XXIV Domingo del Tiempo Ordinario, Ciclo C

Escala de valores

Autor: Padre Pedrojosé Ynaraja

 

 

Se dice de vosotros, mis queridos jóvenes lectores, que no tenéis valores ni motivaciones en vuestra vida. De aquí deducen vuestro comportamiento nada satisfactorio, según piensan. Recuerdo ahora una tira cómica de aquella procaz Mafalda. Al oír decir a un adulto que observaba a un joven de desgreñada y larga cabellera: esto es el acabose, le salta ella y dice: esto es el continuose del empezose de ustedes. Muchos de los que se quejan de vosotros no se dan cuenta de que la manera que ellos viven no os resulta a vosotros nada apetecible. Ya se sabe, quien se escapa del sendero trazado y se aleja del montón, es de inmediato vilipendiado y rechazado. Ser, aparecer y comportarse como los demás, siguiendo las modas, es el supremo ideal de muchos. Cada uno debe seguir las reglas y costumbres de los suyos, cualquier desvío, creen ellos, supone caer en el error o en la culpa.

El comportamiento social de Jesús no era tampoco entonces tal como sus contemporaneos esperaban de un serio rabino. No se le caían los anillos por relacionarse con los marginados. Más aún buscaba esta compañía, sin pretender codearse con gente importante.

El fragmento del evangelio de hoy relata dos parábolas a cual más bella. El buen pastor se separa del rebaño en busca de la oveja perdida. Arriesga su labor para salvar a un simple cordero. Nuestro Buen Pastor se afana a asistir a una única persona, si lo precisa ¡qué bondad la de nuestro maestro! ¡que esperanza debe anidar en nuestro interior, al percatarnos de que, si un día nos perdemos, Él saldrá en nuestra búsqueda hasta conseguir salvarnos! Permitidme que os haga una reflexión. Si me estáis leyendo ello significa que pertenecéis al equipo fiel al Señor. Alegraos de ello, pero si por ventura vierais que Dios un día concede ayuda a uno que no es de los nuestros, que algún representante suyo, sacerdote o monitor cristiano, pone todo su interés en alguno que está fuera, no os sintáis ofendidos, no reclaméis su atención, no queráis que os dedique sus desvelos. Observad su bien obrar y alegraos de que su mensaje vaya extendiéndose.
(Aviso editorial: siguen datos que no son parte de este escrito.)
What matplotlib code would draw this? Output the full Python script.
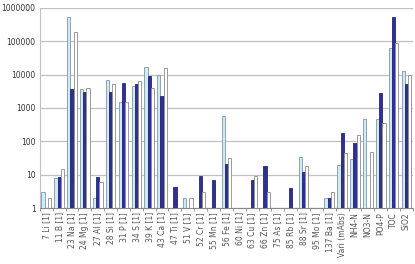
import matplotlib.pyplot as plt
import numpy as np

nan = np.nan

# categories
labels = ["7 Li [1]", "11 B [1]", "23 Na [1]", "24 Mg [1]", "27 Al [1]", "28 Si [1]",
          "31 P [1]", "34 S [1]", "39 K [1]", "43 Ca [1]", "47 Ti [1]", "51 V [1]",
          "52 Cr [1]", "55 Mn [1]", "56 Fe [1]", "60 Ni [1]", "63 Cu [1]", "66 Zn [1]",
          "75 As [1]", "85 Rb [1]", "88 Sr [1]", "95 Mo [1]", "137 Ba [1]",
          "Vari (mAbs)", "NH4-N", "NO3-N", "PO4-P", "TOC", "SiO2"]

# three series (light, dark, white)
light = [3, 7.8, 530000, 3650, 2, 6900, 1490, 4600, 17500, 9600, nan, 2,
         nan, nan, 590, nan, nan, nan, nan, nan, 33, nan, 2,
         20, 30, 460, 460, 63000, 13200]
dark = [nan, 8.7, 3700, 3000, 8.7, 3100, 5500, 5300, 9200, 2350, 4.2, nan,
        8.9, 7.1, 21, nan, 6.9, 17.8, nan, 4, 12.3, nan, 2,
        180, 88, nan, 2780, 530000, 5300]
white = [2, 14.8, 188000, 3900, 5.9, 5200, 1490, 6300, 3900, 15600, nan, 2,
         3, nan, 31, nan, 8.9, 3, nan, nan, 17.8, nan, 3,
         44, 155, 49, 365, 88000, 9600]

fig = plt.figure(figsize=(4.15, 2.64), dpi=100)
ax = fig.add_axes([0.096, 0.212, 0.899, 0.758])
ax.set_yscale("log")

x = np.arange(len(labels))
w = 0.25
ax.bar(x - w, light, w, color="#cfe9f5", edgecolor="#7f98a6", linewidth=0.6, zorder=3)
ax.bar(x, dark, w, color="#2e3192", edgecolor="#24267a", linewidth=0.6, zorder=3)
ax.bar(x + w, white, w, color="white", edgecolor="#8c8c8c", linewidth=0.6, zorder=3)

ax.set_ylim(1, 1000000)
ax.set_xlim(-0.5, len(labels) - 0.5)
yt = [1, 10, 100, 1000, 10000, 100000, 1000000]
ax.set_yticks(yt)
ax.set_yticklabels([str(v) for v in yt])
ax.minorticks_off()
ax.yaxis.grid(True, color="#c0c0c0", lw=0.9, zorder=0)

ax.set_xticks(x)
ax.set_xticklabels(labels, rotation=90)
ax.set_xticks(np.arange(len(labels) + 1) - 0.5, minor=True)
ax.tick_params(axis="x", which="major", length=0, pad=3, labelsize=5.5, colors="#555555")
ax.tick_params(axis="x", which="minor", length=2.5, color="#888888")
ax.tick_params(axis="y", length=0, pad=3, labelsize=5.5, colors="#333333")

for s in ["top", "right"]:
    ax.spines[s].set_visible(False)
ax.spines["left"].set_color("#c0c0c0")
ax.spines["bottom"].set_color("#888888")
ax.spines["left"].set_linewidth(0.8)
ax.spines["bottom"].set_linewidth(0.8)

fig.savefig("out.png", dpi=100)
Cuando uno sufre, no cuesta demasiado acompañar en su dolor. Cuando uno está ansioso nos contagia sus preocupaciones y las vivimos, de alguna manera, como nuestras. Lo que cuesta es alegrarse con el triunfo del otro, gozar que sea afortunado. La mujer aquella de la parábola había perdido la moneda que, a parte de su valor intrínseco, se veía acrecentado por ser la que había constituido su dote. Se alegraba ella y esperaba que con ella se alegrasen sus vecinas. El amor a una persona se demuestra más al gozar con sus triunfos y fortunas, que al lamentar sus desgracias. Los ángeles así se comportan, dice el Señor.

La otra parábola, la más larga, la conocida como del hijo pródigo, es uno de los más bellos relatos de la literatura antigua del Medio Oriente. Comúnmente nos fijamos en la actitud del padre que espera, acoge y perdona al que ha sido mal hijo, y no erramos al aprender su enseñanza, pero no podemos ignorar que Jesús ponía el acento en el orgullo y prepotencia del hermano mayor, aquel que se sentía bueno de toda la vida, porque nunca se había alejado de la casa. Este es el proceder de muchos hombres que no aprecian más que en el provecho que se pueda sacar de sus trabajos. Aquel que aporta más dinero, o aumenta con su labor diaria el patrimonio, se cree el mejor, sin pensar que los sentimientos, los buenos sentimientos, son con frecuencia lo de más valor. Muchos padres están más deseosos del amor de sus hijos que de los beneficios que puedan aportar. ¡Cuantos abuelos están deseosos de que cualquier nieto, el que más alejado y desviado haya vivido, venga un día a darle un beso y aprecia el gesto emocionado de quien le tenía olvidado por mucho tiempo como el regalo más preciado. Mucho más que el que le tiene cedida a perpetuidad una habitación de lo que había sido su antigua mansión!